Narasi berisi klaim bahwa fenomena aphelion menyebabkan cuaca yang dingin, melebihi cuaca dingin sebelumnya, beredar di Facebook, Rabu 14 Juli 2021. Cuaca dingin ini disebut juga akan menyebabkan sejumlah penyakit seperti meriang, flu, batuk, dan sesak napas.
Berikut isi lengkap deskripsi unggahan tersebut:
Mulai besok hari ini jam 05.27, kita akan mengalami FENOMENA APHELION, dimana letak bumi akan sangat jauh dari matahari. Kita tidak bisa melihat fenomena tersebut, tapi kita bisa merasakan dampaknya. Ini akan berlangsung sampai bulan Agustus. 
Kita akan mengalami cuaca yang dingin melebihi cuaca dingin sebelumnya, yang akan berdampak meriang flu, batuk sesak nafas dll. Oleh karena itu mari kita semua tingkatkan imun dengan banyak meminum vitamin atau suplemen agar imun kita kuat. Semoga kita semua selalu ada dalam lindunganNYA. 
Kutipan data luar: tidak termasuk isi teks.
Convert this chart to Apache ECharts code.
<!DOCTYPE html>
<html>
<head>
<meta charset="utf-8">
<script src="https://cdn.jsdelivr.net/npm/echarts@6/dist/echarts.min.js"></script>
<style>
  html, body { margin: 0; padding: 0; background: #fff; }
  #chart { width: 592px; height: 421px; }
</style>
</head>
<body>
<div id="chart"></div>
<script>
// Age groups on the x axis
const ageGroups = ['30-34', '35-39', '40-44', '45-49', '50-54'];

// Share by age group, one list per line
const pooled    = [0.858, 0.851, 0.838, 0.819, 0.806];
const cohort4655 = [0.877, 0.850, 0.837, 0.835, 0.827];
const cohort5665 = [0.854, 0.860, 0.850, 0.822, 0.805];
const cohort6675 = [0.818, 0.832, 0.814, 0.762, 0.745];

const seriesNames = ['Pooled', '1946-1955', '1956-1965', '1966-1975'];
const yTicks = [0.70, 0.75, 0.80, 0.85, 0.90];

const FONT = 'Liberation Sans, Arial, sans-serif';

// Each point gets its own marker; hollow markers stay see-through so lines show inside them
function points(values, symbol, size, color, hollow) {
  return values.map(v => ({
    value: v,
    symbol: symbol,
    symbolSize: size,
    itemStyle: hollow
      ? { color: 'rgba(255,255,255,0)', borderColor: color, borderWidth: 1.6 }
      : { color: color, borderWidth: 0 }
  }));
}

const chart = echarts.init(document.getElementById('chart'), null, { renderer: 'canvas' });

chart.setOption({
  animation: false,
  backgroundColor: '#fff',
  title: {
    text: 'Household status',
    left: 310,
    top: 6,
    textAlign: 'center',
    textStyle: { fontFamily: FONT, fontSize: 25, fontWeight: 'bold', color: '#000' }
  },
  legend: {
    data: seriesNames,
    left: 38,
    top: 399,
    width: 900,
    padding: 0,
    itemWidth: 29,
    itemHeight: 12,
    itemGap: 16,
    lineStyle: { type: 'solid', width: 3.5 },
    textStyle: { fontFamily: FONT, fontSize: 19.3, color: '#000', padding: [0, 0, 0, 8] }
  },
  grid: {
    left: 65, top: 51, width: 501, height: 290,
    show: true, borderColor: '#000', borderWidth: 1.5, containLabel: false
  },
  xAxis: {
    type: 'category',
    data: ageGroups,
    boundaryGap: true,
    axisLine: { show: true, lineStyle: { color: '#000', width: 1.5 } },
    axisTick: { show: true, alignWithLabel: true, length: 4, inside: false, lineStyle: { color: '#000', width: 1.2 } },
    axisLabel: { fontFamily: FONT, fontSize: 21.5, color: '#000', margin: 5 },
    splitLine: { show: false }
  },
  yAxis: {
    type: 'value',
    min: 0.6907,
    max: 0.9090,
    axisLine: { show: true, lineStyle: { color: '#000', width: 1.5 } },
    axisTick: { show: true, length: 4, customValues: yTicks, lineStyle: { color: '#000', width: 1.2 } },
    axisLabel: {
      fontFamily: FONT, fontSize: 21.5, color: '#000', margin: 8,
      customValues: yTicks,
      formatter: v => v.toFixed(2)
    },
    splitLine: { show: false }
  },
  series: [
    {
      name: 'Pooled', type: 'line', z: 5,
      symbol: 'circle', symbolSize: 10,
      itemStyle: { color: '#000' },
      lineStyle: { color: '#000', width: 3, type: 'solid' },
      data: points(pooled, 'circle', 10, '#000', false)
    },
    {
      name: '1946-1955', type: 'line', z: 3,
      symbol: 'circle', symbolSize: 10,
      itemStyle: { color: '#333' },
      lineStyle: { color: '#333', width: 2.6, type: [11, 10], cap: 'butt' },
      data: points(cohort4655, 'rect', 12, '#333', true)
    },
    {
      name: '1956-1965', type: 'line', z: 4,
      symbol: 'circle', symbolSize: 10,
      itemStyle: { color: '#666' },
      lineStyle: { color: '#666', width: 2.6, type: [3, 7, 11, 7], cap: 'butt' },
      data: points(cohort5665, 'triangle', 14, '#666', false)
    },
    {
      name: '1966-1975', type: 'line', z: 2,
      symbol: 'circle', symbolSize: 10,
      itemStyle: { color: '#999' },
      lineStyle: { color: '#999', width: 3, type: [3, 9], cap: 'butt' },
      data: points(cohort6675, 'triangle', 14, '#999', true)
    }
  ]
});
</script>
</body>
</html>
Jarak bumi ke matahari disebut sejauh perjalanan 5 menit cahaya atau 90.000.000 km. Fenomena aphelion menjadi 152.000.000 km atau 66 persen lebih jauh. Jadi hawa lebih dingin, dampaknya ke badan kurang enak karena gak terbiasa dengan suhu ini.

Hasil Cek Fakta


Hasil verifikasi Tempo menunjukkan, suhu udara dingin yang terjadi saat ini hingga Agustus bukan disebabkan oleh fenomena aphelion. Suhu  udara dingin merupakan fenomena alamiah yang umum terjadi pada bulan-bulan puncak musim kemarau, yaitu pada Juli-September. Hal itu disebabkan tutupan awan yang sedikit dan angin saat ini bertiup dari arah selatan atau dari arah Australia yang mengalami musim dingin, menuju utara. 
Peneliti dari Pusat Sains Antariksa Lembaga Penerbangan dan Antariksa Nasional ( LAPAN ), Andi Pangerang, dalam laman LAPAN, menjelaskan, fenomena Aphelion terjadi pada tanggal 6 Juli 2021 pukul 05.27 WIB pada jarak 152.100.527 km.
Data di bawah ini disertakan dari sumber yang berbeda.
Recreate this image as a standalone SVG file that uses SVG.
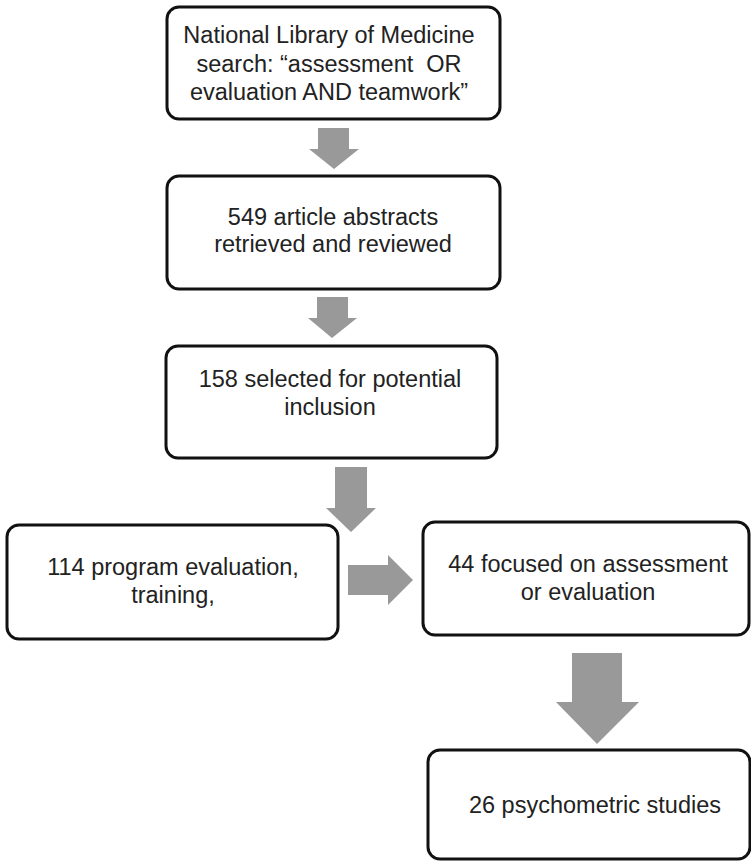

Secara umum, fenomena aphelion tidak menyebabkan dampak yang signifikan pada Bumi. Suhu dingin ketika pagi hari yang terjadi belakangan ini dan nanti sampai dengan Agustus merupakan hal yang biasa terjadi pada musim kemarau. Hal itu disebabkan tutupan awan yang sedikit sehingga tidak ada panas dari permukaan bumi yang dipantulkan kembali oleh awan.
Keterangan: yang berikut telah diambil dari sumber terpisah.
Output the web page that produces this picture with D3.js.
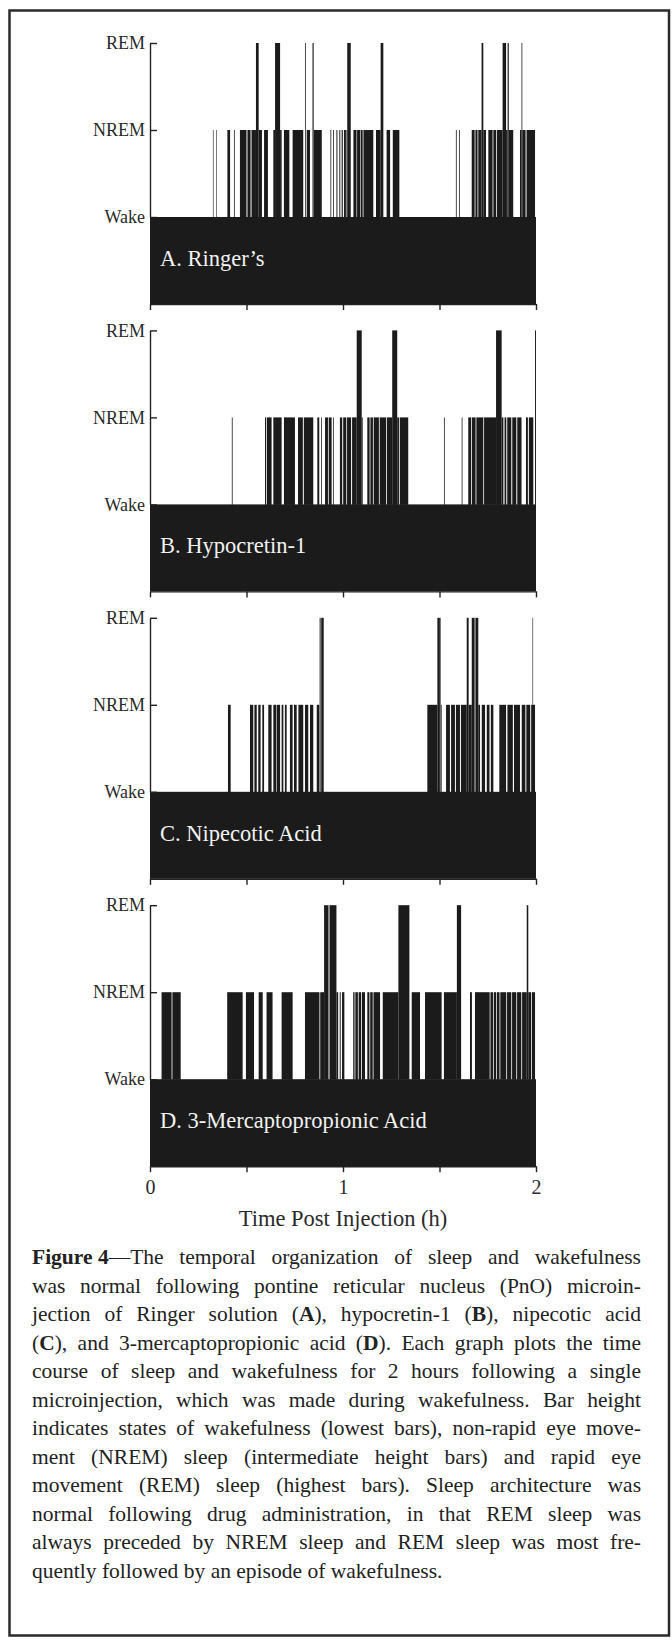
<!DOCTYPE html>
<html><head><meta charset="utf-8">
<script src="https://cdn.jsdelivr.net/npm/d3@7"></script>
<style>
html,body{margin:0;padding:0;background:#fff;}
svg{display:block;}
</style></head><body>
<svg id="chart" width="672" height="1644"></svg>
<script>
// ---------- DATA ----------
const panelLabels = ["A. Ringer\u2019s", "B. Hypocretin-1", "C. Nipecotic Acid", "D. 3-Mercaptopropionic Acid"];
const stateNames = ["Wake", "NREM", "REM"];      // state levels 1,2,3
const timeDomain = [0, 2];                        // hours
const xTicks = [0, 0.5, 1, 1.5, 2];
const xTickLabels = {0: "0", 1: "1", 2: "2"};
const xTitle = "Time Post Injection (h)";

// sleep episodes, [start, end] in hours post injection (wake fills the rest)
const nremA = [[0.326,0.329],[0.344,0.347],[0.401,0.415],[0.435,0.439],[0.466,0.500],[0.505,0.521],[0.526,0.549],
  [0.563,0.580],[0.591,0.611],[0.639,0.648],[0.674,0.682],[0.694,0.722],[0.739,0.794],[0.812,0.829],[0.849,0.890],
  [0.935,0.939],[0.949,0.953],[0.966,0.971],[0.981,0.986],[0.993,0.999],[1.005,1.015],[1.018,1.022],
  [1.054,1.070],[1.073,1.090],[1.093,1.102],[1.106,1.157],[1.171,1.195],[1.226,1.244],[1.258,1.292],
  [1.585,1.589],[1.601,1.605],[1.667,1.682],[1.686,1.697],[1.701,1.718],[1.727,1.741],
  [1.753,1.775],[1.779,1.793],[1.797,1.827],[1.845,1.853],[1.860,1.882],[1.917,1.925],[1.929,1.946],[1.951,1.995]];
const remA = [[0.549,0.563],[0.648,0.674],[0.803,0.807],[0.842,0.848],[1.022,1.040],[1.195,1.209],
  [1.718,1.727],[1.827,1.845],[1.853,1.859],[1.925,1.929]];

const nremB = [[0.424,0.428],[0.596,0.602],[0.606,0.630],[0.639,0.682],[0.694,0.751],[0.767,0.792],[0.797,0.846],
  [0.867,0.877],[0.887,0.891],[0.907,0.922],[0.926,0.941],[0.948,0.952],[0.984,0.996],[1.001,1.017],[1.021,1.042],
  [1.047,1.071],[1.097,1.102],[1.126,1.138],[1.142,1.155],[1.159,1.186],[1.190,1.224],[1.228,1.255],[1.281,1.290],
  [1.294,1.338],[1.523,1.527],[1.615,1.619],[1.649,1.664],[1.668,1.687],[1.691,1.727],[1.731,1.793],[1.822,1.831],
  [1.837,1.846],[1.851,1.872],[1.877,1.898],[1.903,1.925],[1.948,1.958],[1.963,1.986]];
const remB = [[1.071,1.097],[1.255,1.281],[1.793,1.822],[1.995,2.0]];

const nremC = [[0.404,0.418],[0.518,0.535],[0.541,0.553],[0.561,0.573],[0.582,0.591],[0.613,0.630],[0.639,0.655],
  [0.658,0.674],[0.682,0.691],[0.699,0.708],[0.725,0.739],[0.746,0.760],[0.769,0.794],[0.803,0.820],[0.829,0.846],
  [0.864,0.877],[1.437,1.489],[1.507,1.511],[1.534,1.554],[1.560,1.580],[1.585,1.606],[1.611,1.641],[1.651,1.667],
  [1.701,1.710],[1.719,1.736],[1.745,1.759],[1.766,1.779],[1.810,1.845],[1.852,1.880],[1.886,1.917],[1.926,1.945],
  [1.950,1.970],[1.975,1.995]];
const remC = [[0.879,0.884],[0.887,0.900],[1.489,1.502],[1.504,1.507],[1.641,1.651],[1.667,1.682],[1.686,1.701],[1.982,1.985]];

const nremD = [[0.060,0.112],[0.116,0.159],[0.400,0.480],[0.497,0.539],[0.563,0.584],[0.604,0.635],[0.682,0.739],
  [0.803,0.878],[0.882,0.902],[0.966,0.975],[0.983,0.988],[0.995,1.007],[1.053,1.060],[1.064,1.077],[1.081,1.094],
  [1.098,1.114],[1.126,1.137],[1.141,1.154],[1.158,1.192],[1.206,1.287],[1.356,1.399],[1.425,1.511],[1.523,1.590],
  [1.658,1.668],[1.684,1.760],[1.764,1.777],[1.781,1.794],[1.798,1.811],[1.815,1.846],[1.850,1.872],[1.876,1.898],
  [1.902,1.924],[1.928,1.952],[1.960,1.975],[1.979,1.995]];
const remD = [[0.902,0.925],[0.930,0.966],[1.287,1.344],[1.590,1.612],[1.952,1.960]];

const captionLines = [
  "**Figure\u00a04**\u2014The temporal organization of sleep and wakefulness",
  "was normal following pontine reticular nucleus (PnO) microin-",
  "jection of Ringer solution (**A**), hypocretin-1 (**B**), nipecotic acid",
  "(**C**), and 3-mercaptopropionic acid (**D**). Each graph plots the time",
  "course of sleep and wakefulness for 2 hours following a single",
  "microinjection, which was made during wakefulness. Bar height",
  "indicates states of wakefulness (lowest bars), non-rapid eye move-",
  "ment (NREM) sleep (intermediate height bars) and rapid eye",
  "movement (REM) sleep (highest bars). Sleep architecture was",
  "normal following drug administration, in that REM sleep was",
  "always preceded by NREM sleep and REM sleep was most fre-",
  "quently followed by an episode of wakefulness."
];

// ---------- LAYOUT ----------
const FONT = "'Liberation Serif','Times New Roman',serif";
const INK = "#1b1b1b";
const svg = d3.select("#chart");

svg.append("rect").attr("x", 9.5).attr("y", 10.5).attr("width", 659.5).attr("height", 1625)
  .attr("fill", "none").attr("stroke", "#2a2a2a").attr("stroke-width", 2.5);

const x = d3.scaleLinear().domain(timeDomain).range([150, 536]);
const panelTop0 = 43, panelStep = 287.4, levelGap = 87;
const y = d3.scaleLinear().domain([1, 3]).range([2 * levelGap, 0]);   // y(0) = bottom of bars

const panels = [
  {nrem: nremA, rem: remA}, {nrem: nremB, rem: remB},
  {nrem: nremC, rem: remC}, {nrem: nremD, rem: remD}
];

panels.forEach((p, i) => {
  const g = svg.append("g").attr("transform", `translate(0,${panelTop0 + i * panelStep})`);
  g.append("rect").attr("x", x(timeDomain[0])).attr("width", x(timeDomain[1]) - x(timeDomain[0]))
    .attr("y", y(1)).attr("height", y(0) - y(1)).attr("fill", INK);
  g.selectAll("rect.nrem").data(p.nrem).join("rect").attr("class", "nrem")
    .attr("x", d => x(d[0])).attr("width", d => x(d[1]) - x(d[0]))
    .attr("y", y(2)).attr("height", y(1) - y(2) + 0.5).attr("fill", INK);
  g.selectAll("rect.rem").data(p.rem).join("rect").attr("class", "rem")
    .attr("x", d => x(d[0])).attr("width", d => x(d[1]) - x(d[0]))
    .attr("y", y(3)).attr("height", y(1) - y(3) + 0.5).attr("fill", INK);

  const ya = g.append("g").attr("transform", `translate(${x(0)},0)`)
    .call(d3.axisLeft(y).tickValues([1, 2, 3]).tickFormat(d => stateNames[d - 1])
      .tickSize(-7).tickSizeOuter(0).tickPadding(5));
  ya.selectAll("path,line").attr("stroke", "#222").attr("stroke-width", 1.4);
  ya.selectAll("text").attr("font-family", FONT).attr("font-size", 18).attr("fill", "#2a2a2a");

  const xa = g.append("g").attr("transform", `translate(0,${y(0)})`)
    .call(d3.axisBottom(x).tickValues(xTicks).tickSize(6).tickSizeOuter(0).tickPadding(8)
      .tickFormat(d => i === panels.length - 1 ? (xTickLabels[d] || "") : ""));
  xa.selectAll("path,line").attr("stroke", "#222").attr("stroke-width", 1.4);
  xa.selectAll("text").attr("font-family", FONT).attr("font-size", 20).attr("fill", "#2a2a2a");

  g.append("text").attr("x", x(0) + 10).attr("y", y(1) + 49)
    .attr("font-family", FONT).attr("font-size", 22.5).attr("fill", "#f2f2f2")
    .text(panelLabels[i]);
});

const lastBottom = panelTop0 + 3 * panelStep + y(0);
svg.append("text").attr("x", (x(0) + x(2)) / 2).attr("y", lastBottom + 60)
  .attr("text-anchor", "middle").attr("font-family", FONT).attr("font-size", 22.5).attr("fill", "#2a2a2a")
  .text(xTitle);

// ---------- CAPTION (justified) ----------
const capX0 = 32, capX1 = 641, capY0 = lastBottom + 98, capLH = 28.5;
const cap = svg.append("g").attr("font-family", FONT).attr("font-size", 21.5).attr("fill", "#222");
captionLines.forEach((line, li) => {
  const words = line.split(" ");
  const yy = capY0 + li * capLH;
  const nodes = words.map(w => {
    const t = cap.append("text").attr("y", yy);
    w.split(/(\*\*[^*]+\*\*)/).filter(s => s).forEach(seg => {
      if (seg.startsWith("**")) t.append("tspan").attr("font-weight", "bold").text(seg.slice(2, -2));
      else t.append("tspan").text(seg);
    });
    return t;
  });
  const widths = nodes.map(n => n.node().getComputedTextLength());
  const total = d3.sum(widths);
  const last = li === captionLines.length - 1;
  const gap = last ? 5.4 : (capX1 - capX0 - total) / (words.length - 1);
  let xx = capX0;
  nodes.forEach((n, k) => { n.attr("x", xx); xx += widths[k] + gap; });
});
</script>
</body></html>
Selain itu, posisi matahari saat ini berada di belahan utara bumi. Sehingga tekanan udara di belahan utara lebih rendah dibanding belahan selatan yang mengalami musim dingin.
Menurut Andi, hal tersebut berdampak pada penurunan suhu, khususnya di Pulau Jawa, Bali, dan Nusa Tenggara yang terletak di selatan khatulistiwa.
Jarak terjauh Matahari dan Bumi ternyata tidak mempengaruhi panas yang diterima Bumi karena panas dari Matahari terdistribusi ke seluruh Bumi. Salah satu yang paling mempengaruhi distribusi panas adalah pola angin.
Saat ini angin bertiup dari arah selatan yang sedang musim dinginlah penyebab suhu lebih dingin yang dirasakan. Senada, Badan Meteorologi Klimatologi dan Geofisika ( BMKG ) dalam keterangan tertulis yang dibagikan Rabu, 7 Juli 2021, menjelaskan bahwa saat ini wilayah Pulau Jawa hingga Nusa Tenggara Timur (NTT) menuju periode puncak musim kemarau. Periode tersebut ditandai pergerakan angin dari arah timur, yang berasal dari Benua Australia. 

Kesimpulan


Dari pemeriksaan fakta di atas, Tempo menyimpulkan narasi yang mengklaim fenomena aphelion menyebabkan cuaca yang dingin, melebihi cuaca dingin sebelumnya, menyesatkan. Cuaca dingin yang dirasakan di sejumlah wilayah disebabkan oleh hembusan angin dari Selatan yang sedang dalam musim dingin. Cuaca dingin di bulan Juli hingga Agustus juga biasa terjadi, karena periode ini merupakan puncak musim kemarau.